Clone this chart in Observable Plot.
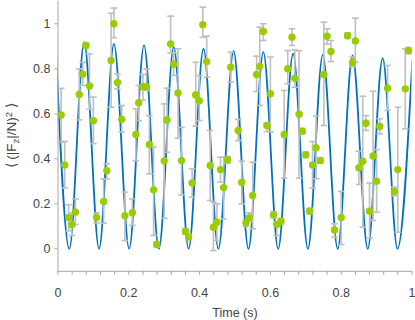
<!DOCTYPE html>
<html><head><meta charset="utf-8">
<script src="https://cdn.jsdelivr.net/npm/d3@7"></script>
<script src="https://cdn.jsdelivr.net/npm/@observablehq/plot@0.6"></script>
<style>body{margin:0;background:#fff}</style>
</head><body><div id="chart"></div>
<script>
// measured samples: time (s), mean value, upper and lower error bounds
const time  = [0.009,0.019,0.030,0.039,0.049,0.060,0.070,0.079,0.089,0.100,0.109,0.129,0.138,0.150,0.158,0.168,0.180,0.189,0.210,0.220,0.228,0.240,0.250,0.258,0.270,0.279,0.300,0.308,0.318,0.327,0.339,0.349,0.360,0.369,0.379,0.389,0.399,0.409,0.420,0.430,0.439,0.449,0.459,0.468,0.479,0.488,0.509,0.519,0.531,0.540,0.550,0.561,0.570,0.580,0.590,0.600,0.609,0.618,0.630,0.639,0.649,0.661,0.669,0.681,0.690,0.700,0.711,0.719,0.729,0.741,0.751,0.760,0.771,0.781,0.800,0.818,0.832,0.840,0.850,0.861,0.870,0.880,0.890,0.900,0.909,0.931,0.950,0.960,0.981,0.990];
const value = [0.595,0.373,0.139,0.107,0.163,0.686,0.776,0.904,0.724,0.569,0.139,0.210,0.347,0.837,1.000,0.739,0.576,0.147,0.160,0.508,0.649,0.720,0.721,0.464,0.262,0.019,0.391,0.573,0.910,0.820,0.693,0.392,0.077,0.052,0.293,0.684,0.658,0.996,0.832,0.370,0.096,0.118,0.352,0.272,0.396,0.807,0.526,0.295,0.116,0.138,0.237,0.775,0.810,0.966,0.548,0.689,0.151,0.108,0.123,0.508,0.800,0.940,0.758,0.598,0.523,0.418,0.167,0.373,0.449,0.392,0.775,0.945,0.877,0.084,0.139,0.947,0.829,0.924,0.360,0.389,0.558,0.167,0.413,0.300,0.544,0.714,0.255,0.352,0.711,0.881];
const errHi = [0.713,0.477,0.196,0.160,0.222,0.800,0.829,0.915,0.867,0.674,0.160,0.311,0.378,1.047,1.070,0.778,0.637,0.252,0.222,0.622,0.726,0.775,0.800,0.592,0.452,0.030,0.644,0.714,1.034,0.870,0.889,0.540,0.090,0.065,0.356,0.829,0.770,1.074,0.945,0.526,0.207,0.200,0.407,0.407,0.410,0.874,0.575,0.389,0.130,0.160,0.385,0.856,0.985,1.000,0.560,0.852,0.165,0.120,0.135,0.704,0.881,0.978,0.884,0.880,0.535,0.430,0.180,0.477,0.590,0.405,1.007,0.978,0.926,0.111,0.255,0.960,0.852,1.025,0.434,0.678,0.592,0.292,0.700,0.441,0.578,0.815,0.274,0.629,0.889,0.895];
const errLo = [0.474,0.270,0.080,0.059,0.108,0.573,0.726,0.893,0.620,0.467,0.116,0.114,0.310,0.629,0.938,0.711,0.518,0.037,0.104,0.392,0.570,0.660,0.704,0.333,0.059,0.008,0.136,0.429,0.870,0.770,0.492,0.240,0.065,0.040,0.229,0.545,0.570,0.940,0.763,0.215,-0.008,0.037,0.296,0.133,0.380,0.741,0.481,0.200,0.100,0.120,0.089,0.699,0.637,0.926,0.521,0.520,0.137,0.059,0.110,0.314,0.733,0.904,0.718,0.314,0.510,0.405,0.155,0.270,0.311,0.380,0.548,0.910,0.832,0.052,0.019,0.935,0.810,0.829,0.286,0.096,0.526,0.047,0.126,0.163,0.511,0.615,0.236,0.074,0.533,0.867];

// model curve: successive peaks and troughs
const curveT = [-0.007,0.032,0.074,0.116,0.158,0.201,0.243,0.285,0.327,0.369,0.411,0.453,0.496,0.538,0.580,0.622,0.664,0.706,0.748,0.790,0.832,0.875,0.917,0.959,1.001];
const curveV = [0.93,0,0.918,0,0.911,0,0.904,0,0.896,0,0.889,0,0.879,0,0.874,0,0.867,0,0.862,0,0.859,0,0.847,0,0.840];

const xTicks = [0,0.2,0.4,0.6,0.8,1];
const xMinorTicks = [0,0.04,0.08,0.12,0.16,0.2,0.24,0.28,0.32,0.36,0.4,0.44,0.48,0.52,0.56,0.6,0.64,0.68,0.72,0.76,0.8,0.84,0.88,0.92,0.96,1];
const yTicks = [0,0.2,0.4,0.6,0.8,1];

const points = time.map((t, i) => ({t, v: value[i], hi: errHi[i], lo: errLo[i]}));
const curve = curveT.map((t, i) => ({t, v: curveV[i]}));

const capSymbol = {draw(ctx, size) { const w = Math.sqrt(size / Math.PI); ctx.moveTo(-w, 0); ctx.lineTo(w, 0); }};

const FONT = "Liberation Sans, Arial, Helvetica, sans-serif";
const axisGray = "#a6a6a6";
const textGray = "#444444";
const barGray = "#bfbfbf";

const plot = Plot.plot({
  width: 415, height: 320,
  marginLeft: 57.5, marginRight: 3.5, marginTop: 0.8, marginBottom: 49.2,
  style: {fontFamily: FONT, fontSize: "12.5px", background: "#fff"},
  x: {domain: [0, 1]},
  y: {domain: [-0.1, 1.1]},
  marks: [
    Plot.line(curve, {x: "t", y: "v", curve: "monotone-x", stroke: "#0072BD", strokeWidth: 1.8, clip: true}),
    Plot.ruleX(points, {x: "t", y1: "lo", y2: "hi", stroke: barGray, strokeWidth: 1.6}),
    Plot.dot(points, {x: "t", y: "hi", symbol: capSymbol, r: 3.3, stroke: barGray, strokeWidth: 1.6, fill: "none"}),
    Plot.dot(points, {x: "t", y: "lo", symbol: capSymbol, r: 3.3, stroke: barGray, strokeWidth: 1.6, fill: "none"}),
    Plot.dot(points, {x: "t", y: "v", r: 3.7, fill: "#9ACD00", stroke: "none"}),
    Plot.ruleX([0], {stroke: axisGray, strokeWidth: 1}),
    Plot.ruleY([-0.1], {stroke: axisGray, strokeWidth: 1}),
    Plot.axisY({ticks: yTicks, tickSize: 3, tickPadding: 4.5, stroke: axisGray, fill: textGray, label: null, tickFormat: d => String(d)}),
    Plot.axisX({ticks: xMinorTicks, tickSize: 4, tickFormat: () => "", stroke: axisGray, label: null}),
    Plot.axisX({ticks: xTicks, tickSize: 0, tickPadding: 16.5, fill: textGray, tickFormat: d => String(d),
      label: "Time (s)", labelAnchor: "center", labelArrow: "none", labelOffset: 46})
  ]
});
document.getElementById("chart").appendChild(plot);

// y-axis label with subscript and superscript
const yC = plot.scale("y").apply(0.5);
const svg = d3.select(plot);
const lab = svg.append("text")
  .attr("transform", `translate(16, ${yC}) rotate(-90)`)
  .attr("text-anchor", "middle")
  .attr("fill", textGray)
  .style("font-family", FONT)
  .style("font-size", "13.5px");
lab.append("tspan").text("⟨ (|F");
lab.append("tspan").attr("baseline-shift", "-25%").style("font-size", "9.5px").text("z");
lab.append("tspan").text("|/N)");
lab.append("tspan").attr("baseline-shift", "45%").style("font-size", "9.5px").text("2");
lab.append("tspan").text(" ⟩");
</script>
</body></html>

-------

**What to work on:** Reproduce all of the material exactly, apart from the pictures.

**Full solution:**
Clone this chart in Observable Plot.
<!DOCTYPE html>
<html><head><meta charset="utf-8">
<script src="https://cdn.jsdelivr.net/npm/d3@7"></script>
<script src="https://cdn.jsdelivr.net/npm/@observablehq/plot@0.6"></script>
<style>body{margin:0;background:#fff}</style>
</head><body><div id="chart"></div>
<script>
// measured samples: time (s), mean value, upper and lower error bounds
const time  = [0.009,0.019,0.030,0.039,0.049,0.060,0.070,0.079,0.089,0.100,0.109,0.129,0.138,0.150,0.158,0.168,0.180,0.189,0.210,0.220,0.228,0.240,0.250,0.258,0.270,0.279,0.300,0.308,0.318,0.327,0.339,0.349,0.360,0.369,0.379,0.389,0.399,0.409,0.420,0.430,0.439,0.449,0.459,0.468,0.479,0.488,0.509,0.519,0.531,0.540,0.550,0.561,0.570,0.580,0.590,0.600,0.609,0.618,0.630,0.639,0.649,0.661,0.669,0.681,0.690,0.700,0.711,0.719,0.729,0.741,0.751,0.760,0.771,0.781,0.800,0.818,0.832,0.840,0.850,0.861,0.870,0.880,0.890,0.900,0.909,0.931,0.950,0.960,0.981,0.990];
const value = [0.595,0.373,0.139,0.107,0.163,0.686,0.776,0.904,0.724,0.569,0.139,0.210,0.347,0.837,1.000,0.739,0.576,0.147,0.160,0.508,0.649,0.720,0.721,0.464,0.262,0.019,0.391,0.573,0.910,0.820,0.693,0.392,0.077,0.052,0.293,0.684,0.658,0.996,0.832,0.370,0.096,0.118,0.352,0.272,0.396,0.807,0.526,0.295,0.116,0.138,0.237,0.775,0.810,0.966,0.548,0.689,0.151,0.108,0.123,0.508,0.800,0.940,0.758,0.598,0.523,0.418,0.167,0.373,0.449,0.392,0.775,0.945,0.877,0.084,0.139,0.947,0.829,0.924,0.360,0.389,0.558,0.167,0.413,0.300,0.544,0.714,0.255,0.352,0.711,0.881];
const errHi = [0.713,0.477,0.196,0.160,0.222,0.800,0.829,0.915,0.867,0.674,0.160,0.311,0.378,1.047,1.070,0.778,0.637,0.252,0.222,0.622,0.726,0.775,0.800,0.592,0.452,0.030,0.644,0.714,1.034,0.870,0.889,0.540,0.090,0.065,0.356,0.829,0.770,1.074,0.945,0.526,0.207,0.200,0.407,0.407,0.410,0.874,0.575,0.389,0.130,0.160,0.385,0.856,0.985,1.000,0.560,0.852,0.165,0.120,0.135,0.704,0.881,0.978,0.884,0.880,0.535,0.430,0.180,0.477,0.590,0.405,1.007,0.978,0.926,0.111,0.255,0.960,0.852,1.025,0.434,0.678,0.592,0.292,0.700,0.441,0.578,0.815,0.274,0.629,0.889,0.895];
const errLo = [0.474,0.270,0.080,0.059,0.108,0.573,0.726,0.893,0.620,0.467,0.116,0.114,0.310,0.629,0.938,0.711,0.518,0.037,0.104,0.392,0.570,0.660,0.704,0.333,0.059,0.008,0.136,0.429,0.870,0.770,0.492,0.240,0.065,0.040,0.229,0.545,0.570,0.940,0.763,0.215,-0.008,0.037,0.296,0.133,0.380,0.741,0.481,0.200,0.100,0.120,0.089,0.699,0.637,0.926,0.521,0.520,0.137,0.059,0.110,0.314,0.733,0.904,0.718,0.314,0.510,0.405,0.155,0.270,0.311,0.380,0.548,0.910,0.832,0.052,0.019,0.935,0.810,0.829,0.286,0.096,0.526,0.047,0.126,0.163,0.511,0.615,0.236,0.074,0.533,0.867];

// model curve: successive peaks and troughs
const curveT = [-0.007,0.032,0.074,0.116,0.158,0.201,0.243,0.285,0.327,0.369,0.411,0.453,0.496,0.538,0.580,0.622,0.664,0.706,0.748,0.790,0.832,0.875,0.917,0.959,1.001];
const curveV = [0.93,0,0.918,0,0.911,0,0.904,0,0.896,0,0.889,0,0.879,0,0.874,0,0.867,0,0.862,0,0.859,0,0.847,0,0.840];

const xTicks = [0,0.2,0.4,0.6,0.8,1];
const xMinorTicks = [0,0.04,0.08,0.12,0.16,0.2,0.24,0.28,0.32,0.36,0.4,0.44,0.48,0.52,0.56,0.6,0.64,0.68,0.72,0.76,0.8,0.84,0.88,0.92,0.96,1];
const yTicks = [0,0.2,0.4,0.6,0.8,1];

const points = time.map((t, i) => ({t, v: value[i], hi: errHi[i], lo: errLo[i]}));
const curve = curveT.map((t, i) => ({t, v: curveV[i]}));

const capSymbol = {draw(ctx, size) { const w = Math.sqrt(size / Math.PI); ctx.moveTo(-w, 0); ctx.lineTo(w, 0); }};

const FONT = "Liberation Sans, Arial, Helvetica, sans-serif";
const axisGray = "#a6a6a6";
const textGray = "#444444";
const barGray = "#bfbfbf";

const plot = Plot.plot({
  width: 415, height: 320,
  marginLeft: 57.5, marginRight: 3.5, marginTop: 0.8, marginBottom: 49.2,
  style: {fontFamily: FONT, fontSize: "12.5px", background: "#fff"},
  x: {domain: [0, 1]},
  y: {domain: [-0.1, 1.1]},
  marks: [
    Plot.line(curve, {x: "t", y: "v", curve: "monotone-x", stroke: "#0072BD", strokeWidth: 1.8, clip: true}),
    Plot.ruleX(points, {x: "t", y1: "lo", y2: "hi", stroke: barGray, strokeWidth: 1.6}),
    Plot.dot(points, {x: "t", y: "hi", symbol: capSymbol, r: 3.3, stroke: barGray, strokeWidth: 1.6, fill: "none"}),
    Plot.dot(points, {x: "t", y: "lo", symbol: capSymbol, r: 3.3, stroke: barGray, strokeWidth: 1.6, fill: "none"}),
    Plot.dot(points, {x: "t", y: "v", r: 3.7, fill: "#9ACD00", stroke: "none"}),
    Plot.ruleX([0], {stroke: axisGray, strokeWidth: 1}),
    Plot.ruleY([-0.1], {stroke: axisGray, strokeWidth: 1}),
    Plot.axisY({ticks: yTicks, tickSize: 3, tickPadding: 4.5, stroke: axisGray, fill: textGray, label: null, tickFormat: d => String(d)}),
    Plot.axisX({ticks: xMinorTicks, tickSize: 4, tickFormat: () => "", stroke: axisGray, label: null}),
    Plot.axisX({ticks: xTicks, tickSize: 0, tickPadding: 16.5, fill: textGray, tickFormat: d => String(d),
      label: "Time (s)", labelAnchor: "center", labelArrow: "none", labelOffset: 46})
  ]
});
document.getElementById("chart").appendChild(plot);

// y-axis label with subscript and superscript
const yC = plot.scale("y").apply(0.5);
const svg = d3.select(plot);
const lab = svg.append("text")
  .attr("transform", `translate(16, ${yC}) rotate(-90)`)
  .attr("text-anchor", "middle")
  .attr("fill", textGray)
  .style("font-family", FONT)
  .style("font-size", "13.5px");
lab.append("tspan").text("⟨ (|F");
lab.append("tspan").attr("baseline-shift", "-25%").style("font-size", "9.5px").text("z");
lab.append("tspan").text("|/N)");
lab.append("tspan").attr("baseline-shift", "45%").style("font-size", "9.5px").text("2");
lab.append("tspan").text(" ⟩");
</script>
</body></html>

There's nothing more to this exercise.